Anderes gilt nur bei einer besonders problematischen Gruppierung wie die Scientology Church: Besteht aufgrund der Funktion des Betroffenen im öffentlichen Leben die Gefahr, dass unbeteiligte Dritter und insbesondere Jugendliche indoktriniert werden, muss der Schutz seiner Privatsphäre hinter dem Informationsinteresse der Öffentlichkeit zurückstehen
Unter dem rechtlichen Aspekt der Privatsphäre kann der Wohnort oder die Telefonnummer von Personen geschützt sein. Das gilt für Menschen, die aufgrund ihrer beruflichen Funktionen als besonders gefährdet gelten oder die sich als Stars gegen unerwünschte Kontaktversuche abschirmen wollen.

Gleiches gilt für Einkommens- und Vermögensverhältnisse. Ihre Veröffentlichung birgt die Gefahr, dass die Aufmerksamkeit Krimineller geweckt werden kann. Deshalb sind auch Listen wie Die reichsten Deutschen unter Angabe des Namens und der Anschriften der Betroffenen nicht möglich. Anderes gilt, wenn Vermögensverhältnisse aufgrund der beruflichen oder gesellschaftlichen Funktion der Betroffenen einer breiteren Öffentlichkeit ohnehin bekannt sind. So ist die öffentliche Bekanntgabe des Gehalts eines Profi-Fußballspielers keine Persönlichkeitsrechtsverletzung. Die Einkommensstrukturen in dieser Branche sind schließlich allgemein bekannt.

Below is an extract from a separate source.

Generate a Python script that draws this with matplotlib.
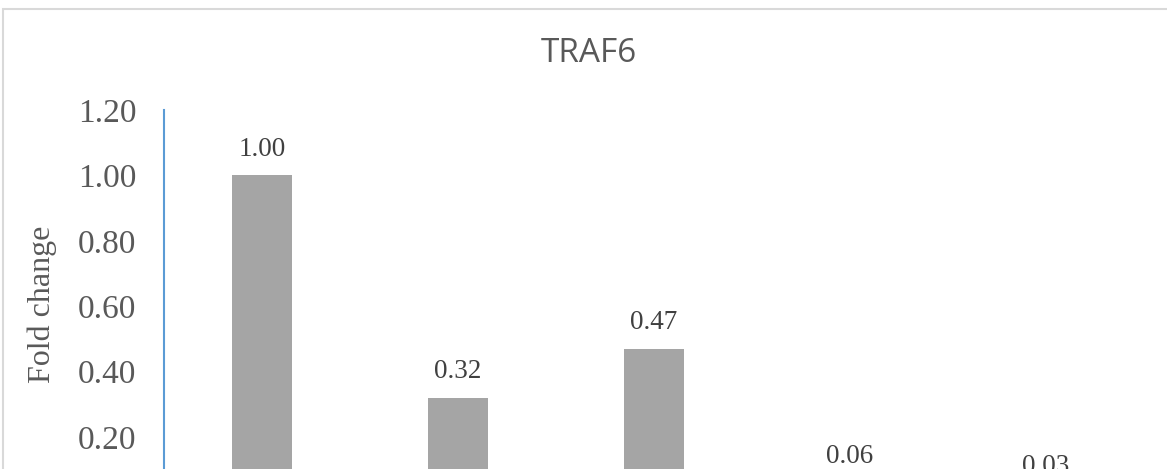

Ob jemand informeller Mitarbeiter des Staatssicherheitsdienstes der DDR (IM) war, kann auf ein berechtigtes Informationsinteresse der Öffentlichkeit stoßen. Es kann aber auch das Persönlichkeitsrecht verletzen. Die Antwort ist nur im Einzelfall und anhand der konkreten Umstände möglich. Die undifferenzierte Veröffentlichung einer Liste mit mehreren tausend Namen ehemaliger IM ist jedenfalls nicht möglich. Damit verletzte eine Bürgerinitiative das Persönlichkeitsrecht jedenfalls derjenigen, die weder zu DDR-Zeiten als IM eine wichtige Rolle spielten noch nach1990 eine Position im öffentlichen Leben innehatten. Hat ein ehemaliger IM aber heute eine Position im öffentlichen Leben inne, so besagt schon das StUG, dass ein öffentliches Interesse daran bestehe, über Spitzeltätigkeiten des Betroffenen in der DDR informiert zu werden. In diesem Fall ist Berichterstattung zulässig.